U.S. Navy Confirms UFO Videos

To believe or not to believe? That is the question when it comes to alien civilizations. Only you can decide which is nobler in the mind, but in 1950, the Nobel Prize-winning mind of physicist Enrico Fermi responded to that question with another question: "Where are they?" If intelligent extraterrestrials exist, why haven't they reached out to Earth? Depending on whom you ask, the answer is that they already have, as demonstrated by thousands upon thousands of UFO sightings dating back to the 1940s. 

In September 2019, humans received another reason to believe or not to believe. As reported by NBC and other outlets, the U.S. Navy confirmed footage of "unidentified aerial phenomena," or UAPs. Three videos — one from 2004 and two from 2015 — were published in 2017 and 2018 by the group To The Stars Academy of Arts & Sciences, a UFO research group as well as the New York Times. The clips feature "oblong" (one might even say "saucer-shaped") objects detected by infrared sensors. Here's what we know.

What the Navy UFO videos show

In the 2004 footage, an object shifts quickly in the air before zipping entirely out of view. In a 2015 clip, pilots find themselves at a loss for a clear explanation. One remarks, "It's a f*cking drone, bro." But that's quickly disproven as the bizarre object travels against the wind. Another clip captures crews asking, "What the f*ck is that?" 

The Navy seems to have gone out of its way to use the UAP label instead of the loaded "UFO" term, which many people use for "alien spacecraft." Navy spokesperson Joe Gradisher told CNN that these sightings occur frequently. However, "for many years, our aviators didn't report these incursions because of the stigma attached to previous terminology and theories about what may or may not be in those videos." Or maybe in the Navy, "UFO" stands for "Unidentified [Effing] Object," which could explain the potty language in those videos.

Whatever these UFOs are, there are apparently a lot of them. And for all we know, they might be the same sorts of oblong UFOs people have claimed to see for decades. The first of these aerial anomalies was reported in 1947 when pilot and businessman Kenneth Arnold described seeing "a formation of flying saucers near Mount Rainier in Washington," according to Newsweek. The U.S. military immediately dismissed Arnold's claims, but that same year a farmer in Roswell, New Mexico, found bizarre debris among his sheep. As History detailed, people thought the debris once belonged to a flying saucer. The Air Force identified it as a downed weather balloon, but a series of dummy drops during the 1950s led residents to believe that only a dummy would buy the official story. The dummies were eerily alien-like — at least in terms of the pop culture association — possessing a latex exterior and "aluminium bones." The military later provided a more down-to-earth explanation of these weird sky droppings, calling them a part of an atomic espionage project for World War II.

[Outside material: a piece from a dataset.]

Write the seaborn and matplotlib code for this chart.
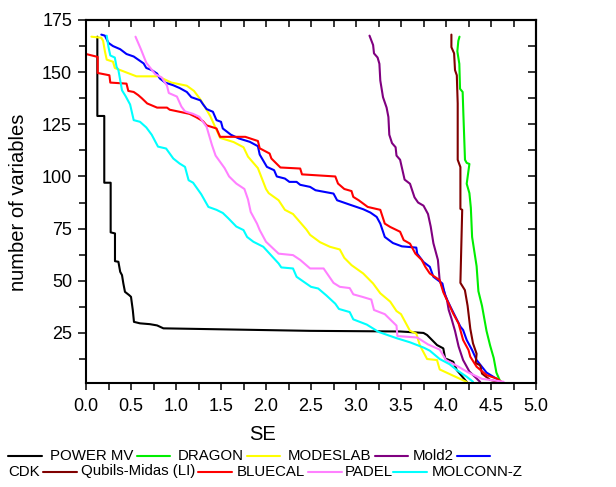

This isn't the first time the military has reported UFOs

Another striking UFO sighting occurred during the Korean War, when at least 42 U.S. soldiers witnessed a flashing, jack-o-lantern-like craft fly down a mountainside. The craft was supposedly impervious to bullets and bombs and emitted light waves that caused a "burning, tingling sensation," according to History. Three days later, the entire company fell ill. Some have suggested aliens made a cameo appearance to observe human combat, while others theorized that the Soviets built a death ray. Another possibility is a mass, stress-induced hallucination.

While some of these frightening sightings might have plausible, non-alien-based explanations, others have remained shrouded in uncertainty for more than half a century. Per the National Archives, between 1947 and 1969 the U.S. Air Force investigated 12,618 UFO reports as part of Project Blue Book, the program tasked with identifying unidentified objects. When the military closed the book on its 22-year undertaking, 701 objects remained unidentified.

Does any of this prove that extraterrestrial life forms exist? No, and as Live Science points out, even the term "UFO" technically just refers to any flying object that whoever saw it can't identify. If some government on Earth secretly created a flying spaghetti monster and you unwittingly spotted it flying through the sky on a saucer, dripping sauce and dropping meatballs, it might count as a UFO, but that wouldn't make it a space alien. But who can say for sure? Perhaps Hamlet said it best: "There are more things in heaven and earth, Horatio, than are dreamt of in your philosophy."